From indie director Jim Jarmusch (Broken Flowers, Ghost Dog) comes a vampire feature geared towards adults. While hardly the stuff of True Blood, Jarmusch’s Only Lovers Left Alive tells the tale of a musician vampire who reconnects with an old flame, also vampiric. Starring Tom Hiddleston (The Avengers) and Tilda Swinton (Moonrise Kingdom), Only Lovers Left Alive screened to favorable reviews at this year’s Cannes Film Festival.
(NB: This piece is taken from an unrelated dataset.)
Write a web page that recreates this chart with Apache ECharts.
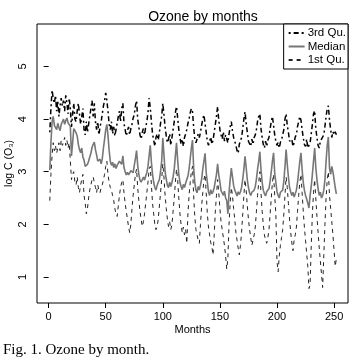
<!DOCTYPE html>
<html>
<head>
<meta charset="utf-8">
<script src="https://cdn.jsdelivr.net/npm/echarts@6/dist/echarts.min.js"></script>
<style>
  html, body { margin: 0; background: #fff; }
  #chart { width: 356px; height: 363px; }
</style>
</head>
<body>
<div id="chart"></div>
<script>
// monthly index 1..252 (21 years)
const months = Array.from({ length: 252 }, (_, i) => i + 1);

// values, one row per year
const q3 = [
  3.75, 4.20, 4.55, 4.40, 4.30, 4.45, 4.15, 4.35, 4.05, 4.25, 4.40, 4.25,
  4.35, 4.15, 4.45, 4.30, 4.10, 4.40, 4.20, 3.85, 4.10, 4.30, 4.00, 3.95,
  4.15, 4.30, 4.10, 3.90, 4.05, 4.20, 3.80, 3.70, 3.95, 3.75, 3.90, 4.05,
  4.20, 4.35, 4.05, 4.30, 3.95, 3.80, 3.95, 3.70, 3.85, 3.95, 4.10, 4.25,
  4.35, 4.50, 4.35, 4.15, 3.90, 3.80, 3.95, 3.72, 3.85, 3.68, 3.80, 3.92,
  4.05, 4.15, 3.95, 4.20, 4.30, 3.92, 3.80, 3.68, 3.78, 3.85, 3.70, 3.82,
  3.90, 4.02, 4.08, 4.25, 4.35, 4.00, 3.85, 3.70, 3.62, 3.75, 3.82, 3.70,
  3.85, 3.95, 4.12, 4.40, 4.22, 3.95, 3.72, 3.60, 3.48, 3.65, 3.72, 3.60,
  3.75, 3.92, 4.05, 4.30, 4.08, 3.85, 3.68, 3.55, 3.62, 3.72, 3.50, 3.65,
  3.80, 3.95, 4.12, 4.24, 4.02, 3.80, 3.65, 3.52, 3.62, 3.48, 3.65, 3.72,
  3.80, 3.92, 4.00, 4.12, 4.20, 4.14, 3.85, 3.62, 3.55, 3.62, 3.72, 3.65,
  3.75, 3.88, 4.00, 4.08, 3.92, 3.75, 3.58, 3.50, 3.57, 3.66, 3.52, 3.60,
  3.75, 3.90, 4.05, 4.24, 3.98, 3.80, 3.70, 3.62, 3.76, 3.58, 3.70, 3.62,
  3.55, 3.72, 3.85, 3.95, 3.78, 3.65, 3.58, 3.50, 3.40, 3.35, 3.52, 3.55,
  3.65, 3.82, 4.00, 4.14, 3.92, 3.75, 3.58, 3.55, 3.48, 3.62, 3.52, 3.65,
  3.70, 3.80, 3.96, 4.05, 4.10, 3.82, 3.65, 3.52, 3.45, 3.58, 3.48, 3.60,
  3.65, 3.82, 3.95, 4.05, 3.88, 3.70, 3.58, 3.50, 3.56, 3.45, 3.56, 3.60,
  3.70, 3.80, 4.00, 4.10, 3.88, 3.75, 3.58, 3.55, 3.62, 3.48, 3.55, 3.66,
  3.70, 3.86, 3.95, 4.05, 3.98, 3.80, 3.65, 3.52, 3.48, 3.62, 3.45, 3.50,
  3.55, 3.72, 3.90, 4.10, 4.16, 3.82, 3.65, 3.50, 3.45, 3.58, 3.62, 3.65,
  3.70, 3.86, 4.05, 4.20, 4.25, 3.98, 3.80, 3.65, 3.76, 3.70, 3.76, 3.70
];

const median = [
  3.03, 3.55, 3.95, 4.05, 3.88, 3.90, 3.80, 3.92, 3.84, 3.78, 3.90, 3.95,
  4.00, 3.90, 3.97, 4.02, 3.93, 3.90, 3.86, 3.30, 3.55, 3.82, 3.78, 3.74,
  3.68, 3.52, 3.42, 3.36, 3.45, 3.28, 3.22, 3.10, 3.07, 3.14, 3.20, 3.28,
  3.35, 3.46, 3.52, 3.56, 3.42, 3.32, 3.20, 3.17, 3.24, 3.15, 3.25, 3.45,
  3.62, 3.80, 3.90, 3.68, 3.40, 3.20, 3.12, 3.18, 3.08, 3.15, 3.06, 3.12,
  3.10, 3.20, 3.22, 3.14, 3.30, 3.08, 3.00, 2.94, 2.99, 2.94, 2.98, 3.02,
  3.05, 2.98, 3.12, 3.25, 3.40, 3.12, 2.95, 2.84, 2.80, 2.78, 2.90, 2.84,
  2.92, 2.98, 3.10, 3.30, 3.50, 3.18, 2.95, 2.80, 2.70, 2.65, 2.74, 2.80,
  2.85, 3.00, 3.20, 3.64, 3.32, 3.00, 2.86, 2.74, 2.70, 2.80, 2.72, 2.80,
  2.90, 3.05, 3.30, 3.55, 3.22, 2.95, 2.80, 2.72, 2.66, 2.76, 2.70, 2.78,
  2.85, 2.92, 3.05, 3.25, 3.45, 3.60, 3.08, 2.80, 2.65, 2.60, 2.72, 2.65,
  2.75, 2.86, 3.05, 3.20, 3.35, 2.98, 2.80, 2.62, 2.55, 2.66, 2.58, 2.62,
  2.70, 2.82, 2.95, 3.15, 2.94, 2.80, 2.64, 2.60, 2.55, 2.63, 2.50, 2.45,
  2.20, 2.60, 2.85, 3.07, 2.90, 2.74, 2.65, 2.60, 2.54, 2.62, 2.57, 2.62,
  2.70, 2.86, 3.05, 3.29, 3.08, 2.85, 2.70, 2.60, 2.55, 2.61, 2.58, 2.65,
  2.72, 2.86, 3.05, 3.20, 3.38, 3.04, 2.80, 2.65, 2.58, 2.54, 2.62, 2.60,
  2.68, 2.82, 3.00, 3.20, 3.36, 2.98, 2.80, 2.62, 2.55, 2.50, 2.61, 2.58,
  2.65, 2.82, 3.10, 3.42, 3.14, 2.90, 2.70, 2.62, 2.55, 2.61, 2.52, 2.58,
  2.65, 2.80, 3.00, 3.20, 3.36, 3.04, 2.80, 2.65, 2.55, 2.48, 2.40, 2.31,
  2.55, 2.72, 2.95, 3.20, 3.45, 3.08, 2.85, 2.68, 2.55, 2.61, 2.50, 2.55,
  2.65, 2.85, 3.20, 3.50, 3.66, 3.07, 2.95, 3.10, 3.00, 2.85, 2.70, 2.58
];

const q1 = [
  2.45, 2.95, 3.30, 3.55, 3.40, 3.50, 3.35, 3.45, 3.55, 3.40, 3.60, 3.50,
  3.55, 3.65, 3.50, 3.60, 3.45, 3.55, 3.20, 2.85, 2.95, 3.00, 2.80, 2.75,
  2.90, 2.70, 2.60, 2.75, 2.85, 2.95, 2.55, 2.40, 2.20, 2.30, 2.50, 2.65,
  2.75, 2.85, 2.90, 2.80, 2.70, 2.60, 2.75, 2.65, 2.60, 2.70, 2.75, 2.85,
  2.95, 3.10, 3.20, 2.95, 2.80, 2.70, 2.65, 2.55, 2.45, 2.30, 2.20, 2.15,
  2.35, 2.55, 2.70, 2.80, 2.85, 2.60, 2.40, 2.25, 2.10, 1.95, 1.84, 2.00,
  2.30, 2.55, 2.75, 2.95, 3.05, 2.70, 2.45, 2.25, 2.10, 1.96, 2.05, 2.20,
  2.40, 2.60, 2.80, 3.05, 3.10, 2.75, 2.40, 2.20, 2.00, 1.90, 1.95, 2.10,
  2.35, 2.60, 2.85, 3.15, 2.90, 2.55, 2.30, 2.10, 1.96, 2.05, 1.90, 2.00,
  2.25, 2.50, 2.80, 3.05, 2.85, 2.50, 2.20, 2.00, 1.84, 1.95, 1.80, 1.90,
  1.64, 2.20, 2.55, 2.80, 3.00, 3.10, 2.55, 2.15, 1.90, 1.80, 1.70, 1.64,
  2.00, 2.35, 2.60, 2.85, 2.95, 2.60, 2.20, 1.95, 1.80, 1.65, 1.57, 1.42,
  1.80, 2.25, 2.55, 2.85, 2.60, 2.30, 2.05, 1.90, 1.75, 1.60, 1.40, 1.15,
  1.36, 2.00, 2.40, 2.70, 2.55, 2.30, 2.10, 1.85, 1.70, 1.55, 1.42, 1.60,
  1.85, 2.20, 2.55, 2.85, 2.65, 2.35, 2.10, 1.90, 1.75, 1.60, 1.70, 1.80,
  1.95, 2.25, 2.55, 2.80, 3.00, 2.60, 2.25, 2.00, 1.80, 1.70, 1.64, 1.75,
  1.90, 2.20, 2.50, 2.80, 2.95, 2.55, 2.20, 1.30, 1.10, 1.40, 1.60, 1.75,
  1.90, 2.20, 2.55, 2.90, 2.70, 2.40, 2.10, 1.85, 1.65, 1.50, 1.70, 1.80,
  1.95, 2.25, 2.55, 2.80, 2.95, 2.60, 2.25, 1.95, 1.70, 1.45, 1.20, 0.78,
  0.85, 1.60, 2.20, 2.60, 2.85, 2.50, 2.15, 1.85, 1.55, 1.30, 1.05, 0.80,
  1.40, 2.00, 2.50, 2.85, 3.00, 2.55, 2.30, 2.05, 1.80, 1.50, 1.20, 1.35
];

const xTicks = [0, 50, 100, 150, 200, 250];
const yTicks = [1, 2, 3, 4, 5];

const pairs = vals => months.map((m, i) => [m, vals[i]]);

const chart = echarts.init(document.getElementById('chart'));

const option = {
  animation: false,
  textStyle: { fontFamily: 'Liberation Sans, Arial, sans-serif' },
  title: [
    {
      text: 'Ozone by months',
      left: 198,
      top: 5,
      textAlign: 'center',
      textStyle: { fontSize: 14, fontWeight: 'normal', color: '#000' }
    },
    {
      text: 'Fig. 1. Ozone by month.',
      left: 3,
      top: 343,
      padding: 0,
      textStyle: { fontFamily: 'Liberation Serif, Times New Roman, serif', fontSize: 15, fontWeight: 'normal', color: '#000' }
    }
  ],
  legend: {
    orient: 'vertical',
    right: 8,
    top: 24,
    itemWidth: 16,
    itemHeight: 10,
    itemGap: 1.5,
    padding: [3, 2, 3, 4],
    borderColor: '#000',
    borderWidth: 1,
    borderRadius: 0,
    backgroundColor: '#fff',
    itemStyle: { opacity: 0 },
    textStyle: { fontSize: 11.5, color: '#000', padding: [0, 0, 0, -2] },
    data: ['3rd Qu.', 'Median', '1st Qu.']
  },
  grid: {
    left: 37,
    right: 8,
    top: 24,
    bottom: 60,
    outerBoundsMode: 'none',
    show: true,
    borderColor: '#000',
    borderWidth: 1,
    backgroundColor: 'transparent'
  },
  xAxis: {
    type: 'value',
    min: -10.2,
    max: 262.2,
    name: 'Months',
    nameLocation: 'middle',
    nameGap: 21,
    nameMoveOverlap: false,
    nameTextStyle: { fontSize: 11, color: '#000' },
    axisLine: { show: false },
    splitLine: { show: false },
    axisTick: { show: true, inside: false, length: 5, customValues: xTicks, lineStyle: { color: '#000' } },
    axisLabel: { customValues: xTicks, fontSize: 11, color: '#000', margin: 8 }
  },
  yAxis: {
    type: 'value',
    min: 0.506,
    max: 5.806,
    name: 'log C (O₃)',
    nameLocation: 'middle',
    nameGap: 22,
    nameMoveOverlap: false,
    nameTextStyle: { fontSize: 10.5, color: '#000' },
    axisLine: { show: false },
    splitLine: { show: false },
    axisTick: { show: true, inside: false, length: 5, customValues: yTicks, lineStyle: { color: '#000' } },
    axisLabel: { customValues: yTicks, rotate: 90, fontSize: 11, color: '#000', margin: 9 }
  },
  series: [
    {
      name: '3rd Qu.',
      type: 'line',
      symbol: 'none',
      data: pairs(q3),
      color: '#000',
      lineStyle: { color: '#000', width: 1.5, type: [2, 3, 5, 3] }
    },
    {
      name: 'Median',
      type: 'line',
      symbol: 'none',
      data: pairs(median),
      color: '#777',
      lineStyle: { color: '#777', width: 1.6 }
    },
    {
      name: '1st Qu.',
      type: 'line',
      symbol: 'none',
      data: pairs(q1),
      color: '#222',
      lineStyle: { color: '#222', width: 1, type: [4, 4] }
    }
  ]
};

chart.setOption(option);
</script>
</body>
</html>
The synopsis, per Wikipedia, is as follows:

After being around for centuries and now living in the modern age, vampire Adam (Tom Hiddleston) is a rockstar who cannot grow accustomed to the new modern world with all of its new technology. While he lives in Detroit, his wife Eve (Tilda Swinton) lives in Tangier, flourishing in the new world. But when she senses Adam’s depression with society, she gets on a plane and goes to see him. Shortly after Eve gets there, her little sister, Ava (Mia Wasikowska), shows up after 87 years and disrupts the couple’s idyll reunion.

Only Lovers Left Alive is directed by Jim Jarmusch and stars Tom Hindleston, Tilda Swinton, Mia Wasikowska, John Hurt, and Anton Yelchin. There is no official release date yet.